My fellow First Nation leaders, both elected and non-elected, spent years investigating everything we could about LNG through environmental assessments, reviewing permits, government-to-government negotiations, and all the while trying to keep our members apprised of our progress.

It is therefore truly ignorant for non-Aboriginals to declare that elected Aboriginal leaders are only responsible for “on reserve issues” or are a “construct of the Indian Act meant to annihilate the Indian.”

I was an elected Aboriginal leader for 14 years and I never intended to annihilate anyone.



My goal was to do everything I could to make sure my kids and grand-kids didn’t grow up knowing the myriad social issues that accompany poverty. I’m pretty sure all chiefs — elected and non-elected — feel the same way.

When a remote First Nation like the Wet’suwet’en is thrown into the media spotlight, and the question of authority is raised, it can divide an entire community right down to family and friends.

It’s up to our communities to answer the representation question without intimidation and the interference of “allies” who only seek to control the narrative.

Simplistic solutions to complex problems have always been a problem for band councils trying to make life better for their own.

Allowing outsiders to undermine and dismiss years of careful consideration and consultation with elected chiefs who want nothing more than to secure a brighter future for their membership, is quite unacceptable and I will continue to speak out against it.


Ellis Ross was elected MLA for Skeena in 2017, and serves as the official opposition critic for LNG and Resource Opportunities. He is also a Member of the Select Standing Committee on Legislative Initiatives.

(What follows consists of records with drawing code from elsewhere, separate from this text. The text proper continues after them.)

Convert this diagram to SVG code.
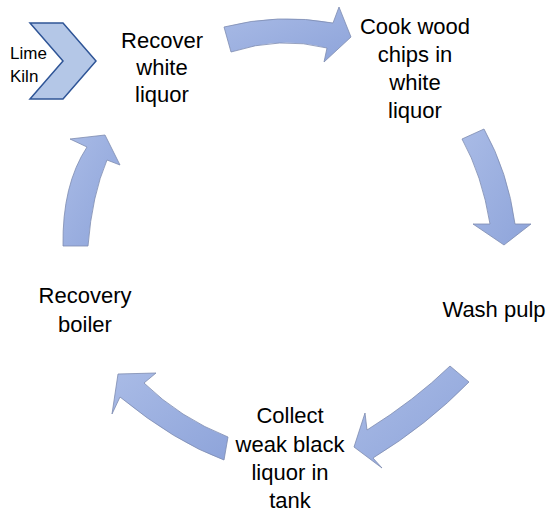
<svg xmlns="http://www.w3.org/2000/svg" width="552" height="513" viewBox="0 0 552 513">
<defs>
<linearGradient id="ag" x1="0" y1="0" x2="1" y2="1">
<stop offset="0" stop-color="#a9bbe6"/>
<stop offset="1" stop-color="#8ea4da"/>
</linearGradient>
<style>
.arrow{fill:url(#ag);stroke:#7d8cb0;stroke-width:0.8;stroke-linejoin:miter}
.lbl{font-family:"Liberation Sans",Arial,sans-serif;font-size:22px;fill:#000;text-anchor:middle}
.small{font-family:"Liberation Sans",Arial,sans-serif;font-size:17px;fill:#000}
.chev{fill:#b4c7e7;stroke:#2f5597;stroke-width:1.5;stroke-linejoin:miter}
</style>
</defs>
<rect width="552" height="513" fill="#fff"/>
<g id="connectors">
<path class="arrow" d="M224,27 Q278,13 333,23 L339,7 L351,37 L324,62 L327,48 Q280,36 231,52 Z"/>
<path class="arrow" d="M462,139 Q482,175 490,224 L473,224 L504,245 L531,224 L515,224 Q508,172 484,129 Z"/>
<path class="arrow" d="M450,366 L469,382 Q427,425 373,458 L382,468 L354,447 L365,413 L367,430 Q415,400 450,366 Z"/>
<path class="arrow" d="M228,437 L224,460 Q175,442 120,397 L112,414 L118,374 L156,373 L144,383 Q180,418 228,437 Z"/>
<path class="arrow" d="M63,246 Q62,185 87,147 L70,139 L105,135 L120,165 L107,160 Q92,195 88,246 Z"/>
</g>
<g id="lime-kiln">
<path class="chev" d="M30,23 L63,23 L96,61 L63,99 L30,99 L63,61 Z"/>
<text class="small" x="10" y="59">Lime</text>
<text class="small" x="10" y="82">Kiln</text>
</g>
<g id="recover">
<text class="lbl" x="162" y="48">Recover</text>
<text class="lbl" x="162" y="75">white</text>
<text class="lbl" x="162" y="102">liquor</text>
</g>
<g id="cook">
<text class="lbl" x="415" y="34">Cook wood</text>
<text class="lbl" x="415" y="62">chips in</text>
<text class="lbl" x="415" y="90">white</text>
<text class="lbl" x="415" y="118">liquor</text>
</g>
<g id="wash">
<text class="lbl" x="494" y="317">Wash pulp</text>
</g>
<g id="collect">
<text class="lbl" x="290" y="423">Collect</text>
<text class="lbl" x="290" y="452">weak black</text>
<text class="lbl" x="290" y="480">liquor in</text>
<text class="lbl" x="290" y="508">tank</text>
</g>
<g id="boiler">
<text class="lbl" x="85" y="303">Recovery</text>
<text class="lbl" x="85" y="332">boiler</text>
</g>
</svg>
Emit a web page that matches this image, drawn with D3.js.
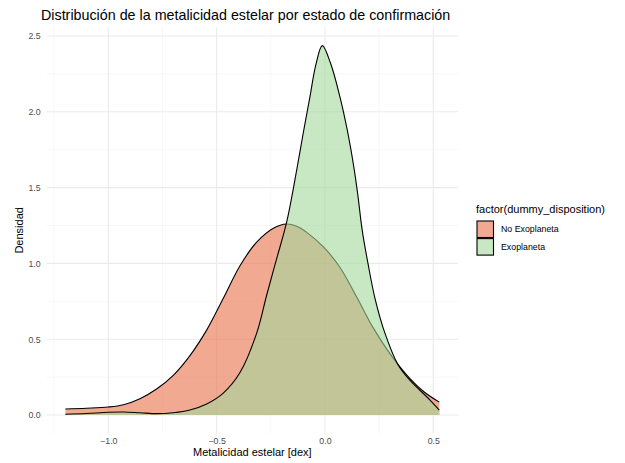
<!DOCTYPE html>
<html><head><meta charset="utf-8">
<script src="https://cdn.jsdelivr.net/npm/d3@7"></script>
<style>body{margin:0;background:#fff}text{font-family:"Liberation Sans",Arial,sans-serif}</style>
</head><body>
<svg id="c" width="625" height="463"></svg>
<script>
// ---- data ----
const categories = ["No Exoplaneta", "Exoplaneta"];
const fills = ["#e8704a", "#a1d99b"];
const redX = [-1.198,-1.10,-1.00,-0.93,-0.854,-0.777,-0.70,-0.623,-0.546,-0.469,-0.392,-0.315,-0.238,-0.177,-0.13,-0.084,-0.008,0.069,0.146,0.223,0.30,0.377,0.454,0.528];
const redY = [0.040,0.045,0.053,0.068,0.108,0.172,0.262,0.392,0.56,0.77,0.985,1.14,1.232,1.26,1.245,1.205,1.11,0.975,0.78,0.575,0.405,0.265,0.157,0.085];
const greenX = [-1.198,-1.10,-1.00,-0.93,-0.854,-0.777,-0.70,-0.623,-0.546,-0.469,-0.392,-0.315,-0.269,-0.223,-0.177,-0.131,-0.10,-0.069,-0.042,-0.012,0.026,0.069,0.103,0.134,0.152,0.172,0.20,0.231,0.277,0.338,0.392,0.485,0.528];
const greenY = [0.005,0.01,0.018,0.02,0.015,0.009,0.015,0.033,0.073,0.145,0.28,0.54,0.79,1.03,1.27,1.61,1.86,2.1,2.31,2.436,2.32,2.1,1.88,1.63,1.45,1.22,0.99,0.77,0.54,0.33,0.23,0.099,0.033];
const xTicks = [-1.0,-0.5,0.0,0.5];
const xMinor = [-1.25,-0.75,-0.25,0.25];
const yTicks = [0.0,0.5,1.0,1.5,2.0,2.5];
const yMinor = [0.25,0.75,1.25,1.75,2.25];
const title = "Distribución de la metalicidad estelar por estado de confirmación";
const xTitle = "Metalicidad estelar [dex]";
const yTitle = "Densidad";
const legendTitle = "factor(dummy_disposition)";

// ---- build ----
const svg = d3.select("#c");
const panel = {l:46.7, r:458, t:27.2, b:433.5};
const xmin = d3.min(redX.concat(greenX)), xmax = d3.max(redX.concat(greenX));
const xe = (xmax-xmin)*0.05;
const ymax = d3.max(redY.concat(greenY)), ye = ymax*0.05;
const x = d3.scaleLinear().domain([xmin-xe, xmax+xe]).range([panel.l, panel.r]);
const y = d3.scaleLinear().domain([-ye, ymax+ye]).range([panel.b, panel.t]);

const g = svg.append("g");
// grid
g.selectAll(".xm").data(xMinor).join("line").attr("x1",d=>x(d)).attr("x2",d=>x(d)).attr("y1",panel.t).attr("y2",panel.b).attr("stroke","#f2f2f2").attr("stroke-width",0.6);
g.selectAll(".ym").data(yMinor).join("line").attr("y1",d=>y(d)).attr("y2",d=>y(d)).attr("x1",panel.l).attr("x2",panel.r).attr("stroke","#f2f2f2").attr("stroke-width",0.6);
g.selectAll(".xg").data(xTicks).join("line").attr("x1",d=>x(d)).attr("x2",d=>x(d)).attr("y1",panel.t).attr("y2",panel.b).attr("stroke","#ebebeb").attr("stroke-width",1.1);
g.selectAll(".yg").data(yTicks).join("line").attr("y1",d=>y(d)).attr("y2",d=>y(d)).attr("x1",panel.l).attr("x2",panel.r).attr("stroke","#ebebeb").attr("stroke-width",1.1);

// densities
const series = [d3.zip(redX, redY), d3.zip(greenX, greenY)];
const curve = d3.curveCatmullRom.alpha(0.5);
const area = d3.area().x(d=>x(d[0])).y0(y(0)).y1(d=>y(d[1])).curve(curve);
const line = d3.line().x(d=>x(d[0])).y(d=>y(d[1])).curve(curve);
series.forEach((s,i)=>{
  g.append("path").attr("d",area(s)).attr("fill",fills[i]).attr("fill-opacity",0.6);
  g.append("path").attr("d",line(s)).attr("fill","none").attr("stroke","#000").attr("stroke-width",1.1);
});

// axes labels
const xAxis = d3.axisBottom(x).tickValues(xTicks).tickFormat(d3.format(".1f")).tickSize(0).tickPadding(4);
const xa = svg.append("g").attr("transform",`translate(0,${panel.b})`).call(xAxis);
xa.select(".domain").remove();
xa.selectAll("text").attr("fill","#4d4d4d").style("font-size","8.8px").style("font-family","Liberation Sans, Arial, sans-serif");
const yAxis = d3.axisLeft(y).tickValues(yTicks).tickFormat(d3.format(".1f")).tickSize(0).tickPadding(4);
const ya = svg.append("g").attr("transform",`translate(${panel.l-2},0)`).call(yAxis);
ya.select(".domain").remove();
ya.selectAll("text").attr("fill","#4d4d4d").style("font-size","8.8px").style("font-family","Liberation Sans, Arial, sans-serif");

svg.append("text").attr("x",41).attr("y",20).text(title).attr("fill","#000").style("font-size","14.3px");
svg.append("text").attr("x",(panel.l+panel.r)/2).attr("y",456).attr("text-anchor","middle").text(xTitle).style("font-size","11px");
svg.append("text").attr("transform",`translate(23,${(panel.t+panel.b)/2}) rotate(-90)`).attr("text-anchor","middle").text(yTitle).style("font-size","11px");

// legend
const lg = svg.append("g").attr("transform","translate(476,0)");
lg.append("text").attr("x",0).attr("y",213).text(legendTitle).style("font-size","11px");
categories.forEach((c,i)=>{
  const yy = 221 + i*17.6;
  lg.append("rect").attr("x",1).attr("y",yy).attr("width",16.5).attr("height",16.5).attr("fill","#fff");
  lg.append("rect").attr("x",1).attr("y",yy).attr("width",16.5).attr("height",16.5).attr("fill",fills[i]).attr("fill-opacity",0.6).attr("stroke","#000").attr("stroke-width",1.1);
  lg.append("text").attr("x",25).attr("y",yy+8.25).attr("dy","0.35em").text(c).style("font-size","8.8px").attr("fill","#000");
});
</script>
</body></html>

Ellis has worked in both the private and public sectors, and has business experience in hand logging, beachcombing, and construction. He worked full time as a taxi boat operator until the Haisla Nation Council requested that he become their first full-time councillor. Ellis served in this position for eight years, from 2003 to 2011. In 2011, Ellis was elected Chief Councillor of the Haisla Nation, and was re-elected by acclamation in 2013.

Ellis has been recognized as a business leader by both BC Business magazine and Canadian Business magazine. In 2012, Ellis was appointed the inaugural chair of the Aboriginal Business and Investment Council. In 2014, he was the only First Nations leader among 25 Canadians invited by then-Finance Minister Jim Flaherty to a public policy and budget retreat.

In recognition of his community service, Ellis was awarded the Queen Elizabeth II Diamond Jubilee medal in 2013 and the Order of BC in 2014.